There's also the hidden costs to the city that taxpayers and consumers will not have to worry about. The cost of doing business would have increased as a result of congestion pricing, and that is a savings to consumers. Congestion pricing supporters love to cite that businesses would benefit from less traffic in the city, but they ignore that the congestion pricing fees would be passed on to consumers in higher costs for goods and services throughout the City. All the money collected in congestion pricing would be coming from somewhere - and that would be from taxpayer and commuter pockets.

Meanwhile, the MTA capital budget plan is going to be out of whack because they were relying on congestion pricing to make ends meet. That situation isn't going to change anytime soon, and one has to maintain a certain amount of skepticism over MTA pronouncements over budget issues because of its historic problem with open accounting of its budget. Indeed, just a few weeks ago, the MTA promised to implement service improvements ahead of the congestion pricing as a supposed good faith measure, and yet those $30-$50 million improvements didn't even make it off the drawing board before they got canned by the MTA, citing lower real estate tax revenues. Riders and commuters know better than to trust the MTA.

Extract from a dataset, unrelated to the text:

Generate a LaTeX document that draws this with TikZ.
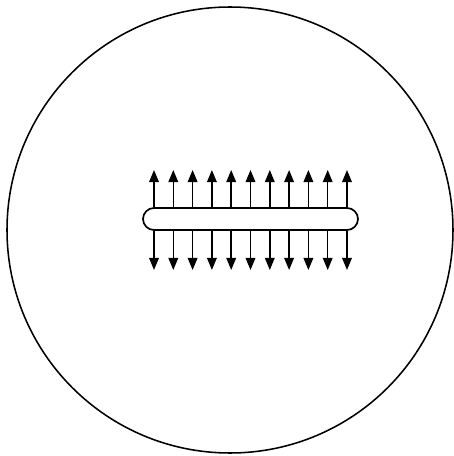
\documentclass[tikz,border=0pt]{standalone}
\usetikzlibrary{shapes.misc, arrows.meta, positioning, calc}

\begin{document}
\begin{tikzpicture}[
  x=0.025cm, y=0.025cm,
  slotbox/.style={draw, rounded rectangle, line width=1.2pt, minimum width=215*0.025cm, minimum height=22*0.025cm, inner sep=0pt},
  flow/.style={line width=1pt, -{Triangle[length=0.3cm, width=0.24cm]}}
]
  \useasboundingbox (0,0) rectangle (454,456);
  % outer boundary
  \draw[line width=1.1pt] (230,226) circle [radius=223];
  % slot
  \node[slotbox] (slot) at (250.5,237) {};
  % arrows leaving the slot
  \foreach \i in {0,...,10}{
    \coordinate (up\i) at (154+19.3*\i,286);
    \coordinate (dn\i) at (154+19.3*\i,186);
    \draw[flow] (slot.north -| up\i) -- (up\i);
    \draw[flow] (slot.south -| dn\i) -- (dn\i);
  }
\end{tikzpicture}
\end{document}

The Daily News fumes at Silver's obstructionist tendencies. After all, Silver has killed the West Side Hudson Yards project, and has only his own interests in mind. Still, the congestion pricing tax was poorly conceived and wouldn't have reduced congestion because that was never its real goal. It was always about creating a new revenue stream for the City out of a new tax - and getting around the old problem of reluctance to toll the free East River bridges.

Opponents to congestion pricing didn't particularly appreciate Bloomberg's bully tactics - his way or the high way.

In other words, politics as usual in New York City.